<<<<
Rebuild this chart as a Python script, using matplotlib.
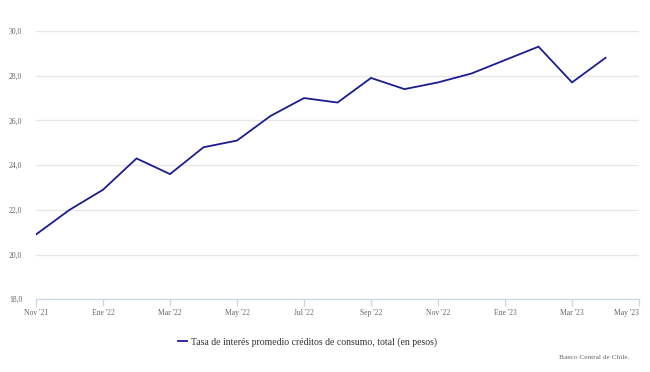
import matplotlib
matplotlib.use("Agg")
import matplotlib.pyplot as plt

# Monthly values, Nov '21 .. Apr '23
months = ["Nov '21", "Dic '21", "Ene '22", "Feb '22", "Mar '22", "Abr '22",
          "May '22", "Jun '22", "Jul '22", "Ago '22", "Sep '22", "Oct '22",
          "Nov '22", "Dic '22", "Ene '23", "Feb '23", "Mar '23", "Abr '23"]
tasa = [20.9, 22.0, 22.9, 24.3, 23.6, 24.8, 25.1, 26.2, 27.0, 26.8,
        27.9, 27.4, 27.7, 28.1, 28.7, 29.3, 27.7, 28.8]

tick_labels = ["Nov '21", "Ene '22", "Mar '22", "May '22", "Jul '22",
               "Sep '22", "Nov '22", "Ene '23", "Mar '23", "May '23"]
y_ticks = [18, 20, 22, 24, 26, 28, 30]

plt.rcParams["font.family"] = ["Liberation Serif", "DejaVu Serif"]

fig = plt.figure(figsize=(6.5, 3.72), dpi=100)
ax = fig.add_axes([0.0554, 0.1954, 0.9277, 0.7213])

x = list(range(len(tasa)))
ax.plot(x, tasa, color="#1c1c8f", linewidth=1.3, solid_joinstyle="miter",
        label="Tasa de interés promedio créditos de consumo, total (en pesos)")

ax.set_xlim(0, 18)
ax.set_ylim(18, 30)
ax.set_xticks(range(0, 19, 2))
ax.set_xticklabels(tick_labels)
ax.set_yticks(y_ticks)
ax.set_yticklabels([f"{v:.1f}".replace(".", ",") for v in y_ticks])

ax.grid(axis="y", color="#e6e6e6", linewidth=0.9)
ax.set_axisbelow(True)
for s in ["top", "right", "left"]:
    ax.spines[s].set_visible(False)
ax.spines["bottom"].set_color("#ccd6eb")
ax.spines["bottom"].set_linewidth(0.9)

ax.tick_params(axis="x", colors="#ccd6eb", length=5, width=0.9,
               labelcolor="#666666", labelsize=5.5, pad=2)
ax.tick_params(axis="y", length=0, labelcolor="#666666", labelsize=5.5, pad=10)

# last label kept inside the figure
last = ax.get_xticklabels()[-1]
last.set_horizontalalignment("right")
last.set_x(18.2)

leg = fig.legend(loc="lower left", bbox_to_anchor=(0.26, 0.045), frameon=False,
                 fontsize=7.0, handlelength=1.0, handletextpad=0.4)
for t in leg.get_texts():
    t.set_color("#333333")

fig.text(0.969, 0.040, "Banco Central de Chile.", ha="right", va="center",
         fontsize=5.2, color="#666666")

fig.savefig("out.png", dpi=100)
>>>>
Starting at the top of the listing above, please restate word for word each line up to and including the one that holds "import matplotlib.pyplot as plt", omitting every image.

» **The reply**
Rebuild this chart as a Python script, using matplotlib.
import matplotlib
matplotlib.use("Agg")
import matplotlib.pyplot as plt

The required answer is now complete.